The idea of depicting different views of the same object, as exemplified by Hokusai’s Thirty-six Views of Mount Fuji, also turned out to be a source of inspiration for Henri Riviere (1864-1951), a French artist who published a volume containing 36 lithograph prints titled Thirty-six Views of the Eiffel Tower in 1902. Unlike Hokusai’s Thirty-six Views, in which a natural object—a mountain that is greatly revered by the Japanese—is depicted, Riviere’s Thirty-six Views depicts a work of human engineering, a majestic tower constructed in commemoration of the 1889 Exposition Universelle held in Paris.
Some prints depict the actual process of constructing the Eiffel Tower from the ground level up. One showing the workers assembling materials at the foundations does not give any hint that these foundations would soon become the great tower that we know today. Another showing the foundations beginning to take the shape of a tower actually resembles Hokusai’s “The Great Wave” in its composition, with the soon-to-be massive structure on the left towering over the people on the ground. Riviere also includes scenes of the workers doing the job of constructing the great tower at dizzying heights above the ground. In addition to these prints showing the Eiffel Tower in the foreground, suggesting its majestic scale, there are other prints showing the Eiffel Tower in the background, with other famous landmarks of Paris such as Jardin du Tracadero, Place de la Concorde, and Notre Dame placed in the foreground. As a matter of fact, some of these other prints show the Eiffel Tower only as a tiny speck in the distance, almost disappearing from the scene.

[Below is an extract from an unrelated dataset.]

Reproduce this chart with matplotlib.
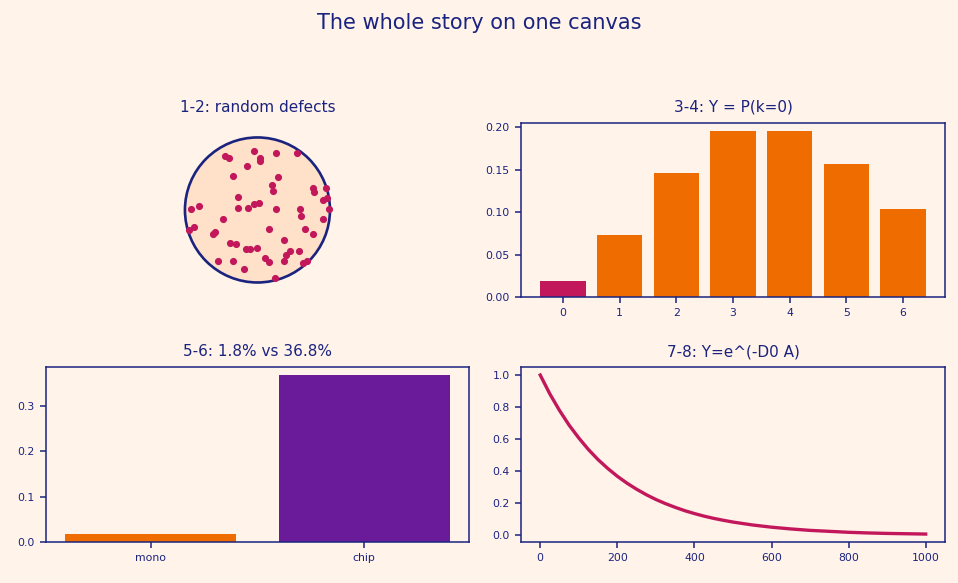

Just as Mount Fuji is only one element in each of the 36 composite sceneries Hokusai creates in his Thirty-six Views of Mount Fuji, the Eiffel Tower in Riviere’s Thirty-six Views of the Eiffel Tower is also only one element in each of the 36 composite sceneries. The message is that the Eiffel Tower is not a thing that exists by itself apart from other things depicted—humans, buildings, trees, streets, rivers, ports, clouds, and the sky. The Eiffel Tower, in other words, exists only in the context of relationships among all these things and becomes visible only when conditions are right. Or, as Thich Nhat Hanh would say, the Eiffel Tower—every one of some 15,000 pieces of iron, every one of some 7 million nails that were used—is an “interbeing”. As such, it is made up of non-Eiffel Tower elements—those things depicted as well as those things not depicted by Riviere—and is inherently empty.
If the Eiffel Tower is inherently empty from the perspective of Buddhist thought, it is also empty from the perspective of quantum mechanics. Saying that it is empty does not mean that the Eiffel Tower does not exist, for it surely does as an “empirical reality”; it is Paris’ most visible landmark and attracts millions of visitors every year. However, to a French physicist like Bernard d’Espagnat, an advocate of quantum field theory, the Eiffel Tower is not an independent object but a composite of properties such as its height, weight, size, and shape, expressible by a vector representing these properties. What is it, then, that these properties represent? “The only answer I am able to provide is that underlying this empirical reality is a mysterious, non-conceptualizable ‘ultimate reality,’ not embedded in space and (presumably) not in time either,” writes d’Espagnat in his blog piece published in The Guardian on March 17, 2009. In distinguishing between “empirical reality” and “ultimate reality”, we can see that d’Espagnat comes very close to the Buddhist distinction between “conventional reality” and “ultimate reality”.
Whether we look at the Eiffel Tower from the perspective of Buddhist thought or from that of quantum mechanics, we are thus led to the conclusion that it is devoid of intrinsic existence. The Eiffel Tower only exists as a potentiality in the latent world, or the realm of “veiled reality,” which is another term d’Espagnat uses. It comes into existence in the manifest world of “conventional reality,” thus becoming visible as an “empirical reality” when we choose to view it—on a clear day, that is, when Paris is not covered with a thick fog.